Henry’s article was published in eprivateclient, 6 April 2023, and can be found here.
The wrong priorities in family law reform?
Given the government’s apparently limited stamina for legislating on social issues, and the passage of only a year since the introduction of no-fault divorce, the Justice Minister’s plans to direct a Law Commission review of the Matrimonial Causes Act 1973, which provides a framework for financial provision on divorce, is somewhat surprising.
Some high-profile family lawyers support a review, describing the current law as out-of-date, and leaving too much to judges’ discretion.
Others, myself included, consider that the current law works fairly well, and would suggest that if the government is willing to get stuck into family law, it has picked the wrong target: the issue of financial provision for unmarried couples ought to be a greater governmental priority.
It is no doubt true that, fifty years on, the MCA 1973 could likely be improved. However, the law has not stood still since 1973 – judicial interpretation has enabled it to keep pace with changing social norms, within the overriding framework of the Act.

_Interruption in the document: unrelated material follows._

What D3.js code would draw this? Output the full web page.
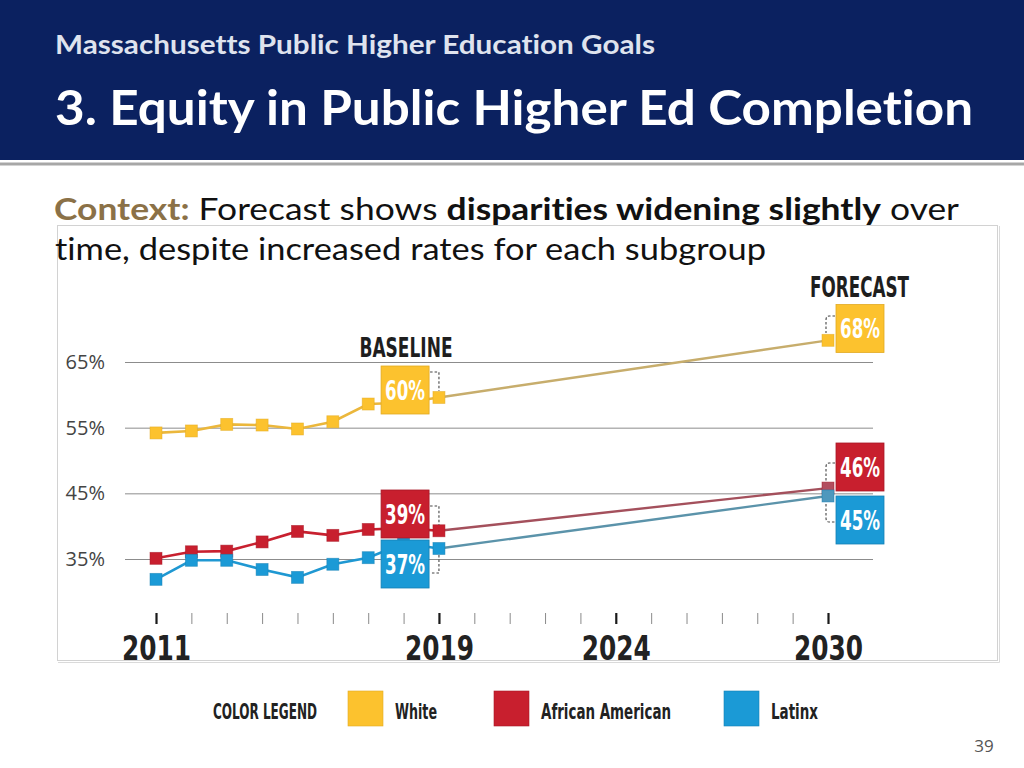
<!DOCTYPE html>
<html><head><meta charset="utf-8">
<script src="https://cdn.jsdelivr.net/npm/d3@7"></script>
<style>
html,body{margin:0;padding:0;background:#fff;}
svg{display:block;}
text{font-variant-ligatures:none;}
.cond{font-family:"Liberation Sans Narrow","DejaVu Sans Condensed","Roboto",sans-serif;font-stretch:condensed;font-weight:bold;}
</style></head>
<body>
<svg id="chart" width="1024" height="768"></svg>
<script>
// ---------- data ----------
const years = [2011, 2012, 2013, 2014, 2015, 2016, 2017, 2018, 2019, 2030];
const white = [54.2, 54.5, 55.5, 55.4, 54.8, 55.9, 58.6, 58.8, 59.6, 68.3];
const african = [35.1, 36.1, 36.2, 37.6, 39.2, 38.6, 39.5, 39.7, 39.3, 45.8];
const latinx = [31.9, 34.8, 34.8, 33.4, 32.2, 34.2, 35.2, 37.4, 36.6, 44.6];
const seriesNames = ["White", "African American", "Latinx"];
const baselineLabels = ["60%", "39%", "37%"];
const forecastLabels = ["68%", "46%", "45%"];
const yTicks = [35, 45, 55, 65];
const xTickYears = d3.range(2011, 2031);
const xMajor = [2011, 2019, 2024, 2030];

// ---------- styles ----------
const fill = ["#fcc22e", "#c81f2e", "#1b9ad6"];
const stroke = ["#e2aa22", "#a81826", "#1580b4"];
const histLine = ["#ebb73c", "#c8202f", "#1f98d2"];
const foreLine = ["#c7ad6c", "#a4505c", "#5b93aa"];
const foreMarker = ["#fcc12d", "#b24e5f", "#4e98bd"];

const svg = d3.select("#chart");
const fit = (sel, w) => sel.attr("textLength", w).attr("lengthAdjust", "spacingAndGlyphs");

// ---------- header ----------
svg.append("rect").attr("x", 0).attr("y", 0).attr("width", 1024).attr("height", 160).attr("fill", "#0b2160");
svg.append("rect").attr("x", 0).attr("y", 162.5).attr("width", 1024).attr("height", 3).attr("fill", "#a7a7a7");
svg.append("text").attr("x", 55).attr("y", 54)
  .style("font-family", "Lato, 'Open Sans', sans-serif").style("font-weight", "bold").style("font-size", "26px")
  .attr("fill", "#dfe3ee").text("Massachusetts Public Higher Education Goals").call(fit, 600);
svg.append("text").attr("x", 55).attr("y", 125)
  .style("font-family", "Lato, 'Open Sans', sans-serif").style("font-weight", "bold").style("font-size", "48px")
  .attr("fill", "#ffffff").text("3. Equity in Public Higher Ed Completion").call(fit, 918);

// ---------- chart frame ----------
svg.append("rect").attr("x", 57.5).attr("y", 225.5).attr("width", 940).attr("height", 435)
  .attr("fill", "#fff").attr("stroke", "#d2d2d2");
svg.append("path").attr("d", "M999.5,226 V662.5 H58").attr("fill", "none").attr("stroke", "#dadada");

// ---------- context text ----------
const ctx = svg.append("text").attr("x", 54).attr("y", 220)
  .style("font-family", "Lato, 'Open Sans', sans-serif").style("font-size", "30px").attr("fill", "#111");
ctx.append("tspan").attr("fill", "#8b7147").style("font-weight", "bold").text("Context:");
ctx.append("tspan").text(" Forecast shows ");
ctx.append("tspan").style("font-weight", "bold").text("disparities widening slightly");
ctx.append("tspan").text(" over");
ctx.call(fit, 905);
svg.append("text").attr("x", 55).attr("y", 260)
  .style("font-family", "Lato, 'Open Sans', sans-serif").style("font-size", "30px").attr("fill", "#111")
  .text("time, despite increased rates for each subgroup").call(fit, 711);

// ---------- scales ----------
const x = d3.scaleLinear().domain([2011, 2030]).range([156, 828]);
const y = d3.scaleLinear().domain([35, 65]).range([559, 362]);

// y grid + labels
const gy = svg.append("g").attr("transform", "translate(125,0)")
  .call(d3.axisLeft(y).tickValues(yTicks).tickSize(-748).tickPadding(20).tickFormat(d => d + "%"));
gy.select(".domain").remove();
gy.selectAll("line").attr("stroke", "#8c8c8c");
gy.selectAll("text").style("font-family", "'Open Sans', sans-serif").style("font-size", "20px").attr("fill", "#444");

// x ticks
const gx = svg.append("g").attr("transform", "translate(0,613)")
  .call(d3.axisBottom(x).tickValues(xTickYears).tickSize(11).tickFormat(d => xMajor.includes(d) ? d : ""));
gx.select(".domain").remove();
gx.selectAll(".tick line")
  .attr("stroke", d => xMajor.includes(d) ? "#1a1a1a" : "#8a8a8a")
  .attr("stroke-width", d => xMajor.includes(d) ? 2.2 : 1);
gx.selectAll(".tick text").attr("class", "cond").attr("y", 47).attr("dy", 0)
  .style("font-size", "33px").attr("fill", "#222")
  .each(function (d) { if (xMajor.includes(d)) d3.select(this).call(fit, 69); });

// ---------- lines & markers ----------
const series = [white, african, latinx];
const line = d3.line().x(d => x(d[0])).y(d => y(d[1]));
series.forEach((vals, i) => {
  const pts = years.map((yr, j) => [yr, vals[j]]);
  svg.append("path").attr("d", line(pts.slice(0, 9))).attr("fill", "none")
    .attr("stroke", histLine[i]).attr("stroke-width", 2.6);
  svg.append("path").attr("d", line(pts.slice(8))).attr("fill", "none")
    .attr("stroke", foreLine[i]).attr("stroke-width", 2.4);
});
series.forEach((vals, i) => {
  const pts = years.map((yr, j) => [yr, vals[j]]);
  svg.append("g").selectAll("rect").data(pts).join("rect")
    .attr("x", d => x(d[0]) - 6).attr("y", d => y(d[1]) - 6).attr("width", 12).attr("height", 12)
    .attr("fill", d => d[0] === 2030 ? foreMarker[i] : fill[i])
    .attr("stroke", stroke[i]).attr("stroke-width", 0.8).attr("stroke-opacity", 0.6);
});

// ---------- annotation boxes ----------
const bx = x(2018) - 22.5;      // baseline boxes left edge
const fx = x(2030) + 8;         // forecast boxes left edge
const baseTops = [366, 490, 540];
const foreTops = [304.5, 443, 496];
const box = (left, top, i, label) => {
  svg.append("rect").attr("x", left).attr("y", top).attr("width", 48).attr("height", 48)
    .attr("fill", fill[i]).attr("stroke", stroke[i]).attr("stroke-width", 0.8);
  svg.append("text").attr("class", "cond").attr("x", left + 24).attr("y", top + 33.5)
    .attr("text-anchor", "middle").style("font-size", "27px").attr("fill", "#fff")
    .text(label).call(fit, 40);
};
baseTops.forEach((t, i) => box(bx, t, i, baselineLabels[i]));
foreTops.forEach((t, i) => box(fx, t, i, forecastLabels[i]));

// brackets
const bxr = bx + 49, bxv = x(2019);
const fxl = fx - 1, fxv = x(2030) - 2;
const brackets = [
  `M${bxr},372 H${bxv} V391`,
  `M${bxr},506 H${bxv} V525`,
  `M${bxv},555 V573 H${bxr}`,
  `M${fxl},316 H${fxv + 3} Q${fxv},316 ${fxv},320 V333`,
  `M${fxl},463 H${fxv + 3} Q${fxv},463 ${fxv},467 V482`,
  `M${fxv},504 V518 Q${fxv},522 ${fxv + 3},522 H${fxl}`
];
svg.append("g").selectAll("path").data(brackets).join("path").attr("d", d => d)
  .attr("fill", "none").attr("stroke", "#444").attr("stroke-width", 1.1).attr("stroke-dasharray", "2.5,2");

svg.append("text").attr("class", "cond").attr("x", 406).attr("y", 357).attr("text-anchor", "middle")
  .style("font-size", "27px").attr("fill", "#1e1e1e").text("BASELINE").call(fit, 93);
svg.append("text").attr("class", "cond").attr("x", 859.5).attr("y", 297).attr("text-anchor", "middle")
  .style("font-size", "29px").attr("fill", "#1e1e1e").text("FORECAST").call(fit, 99);

// ---------- legend ----------
svg.append("text").attr("class", "cond").attr("x", 213).attr("y", 719)
  .style("font-size", "22px").attr("fill", "#222").text("COLOR LEGEND").call(fit, 104);
const legX = [348, 494, 724];
const legW = [42, 130, 47];
seriesNames.forEach((n, i) => {
  svg.append("rect").attr("x", legX[i]).attr("y", 691).attr("width", 35).attr("height", 35)
    .attr("fill", fill[i]).attr("stroke", stroke[i]).attr("stroke-width", 0.6);
  svg.append("text").attr("class", "cond").attr("x", legX[i] + 47).attr("y", 719)
    .style("font-size", "22px").attr("fill", "#222").text(n).call(fit, legW[i]);
});

// page number
svg.append("text").attr("x", 984).attr("y", 752).attr("text-anchor", "middle")
  .style("font-family", "'Open Sans', sans-serif").style("font-size", "17px").attr("fill", "#555").text("39");
</script>
</body></html>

Examples include the 2000 case of White v White, which established that when distributing the fruits of the marital partnership there should be no discrimination between breadwinner and home-maker, and the 2010 case of Radmacher v Granatino, which provided that nuptial agreements should generally be upheld unless this would cause unfairness.
Other, more gradual, evolutions of the law have also taken place, such as the increased expectation that mothers should return to work and be self-supporting.
Some criticise the current law as too reliant on judicial discretion, rendering it uncertain and resulting in litigation and vast legal fees. However, the key principles to be applied are now clear and enable the vast majority of separating couples to reach negotiated solutions. Those who choose to incur huge fees litigating within the areas of judicial discretion are a very small minority.
Judicial interpretation has thus enabled the MCA 1973 to better reflect the way in which life is lived by those who choose to marry or enter a civil partnership. Yet the complete lack of legal entitlement to financial provision for cohabitants on separation means judges have not been able to ensure the law keeps pace with social change in this area. As a result, the present law fails the increasing number of people who choose to live, and have children, without marrying or entering a civil partnership.
In 2021, 22 percent of couples who lived together were cohabiting rather than married or in a civil partnership. Such couples have no financial claims arising from their relationship in the event of separation (save for the benefit of any children).
Whilst some couples may choose to cohabit precisely because of the lack of legal rights it generates, many are likely unaware of the legal position – 2019 research showed that 46 percent of the population falsely believe that cohabiting couples form a “common law marriage”.
Others may be aware of the legal situation, and, in an unbalanced or abusive relationship, refuse to marry precisely to avoid such rights arising.
The situation causes real unfairness – consider the plight of a woman who, after 30 years fulfilling the role of mother and homemaker to a successful businessman, finds she has no right to live or share in the family home or any other assets. Whatever one thinks should be the role of marriage in society, cohabiting relationships are now unquestionably accepted by as a legitimate way to live, and the law should reflect this reality.
There is therefore wide consensus within the family law profession that financial rights for cohabitants are desperately needed, with Resolution, the association of family lawyers, campaigning for change.
Such provision was introduced in Scotland in 2006, under which claims can be made by cohabitants who have suffered an economic disadvantage as a result of the relationship. Yet in England and Wales there appears to be little governmental appetite for change. A 2007 Law Commission proposal that couples who had children, or who had cohabited for a minimum period, be able to claim provision based on their contributions to the relationship has been ignored by successive governments.
When late last year the House of Commons Women and Equalities’ Committee recommended that the Law Commission’s 2007 proposals be looked at again, the government responded that this could only be considered after a review of financial provision on divorce and as part of the wider reform of the law of marriage.
Cohabiting families are a growing feature of society, and the injustice faced – largely by women – is significant. Many family lawyers would urge the government to engage with the 2007 Law Commission report before – or at the very least alongside – directing a new one.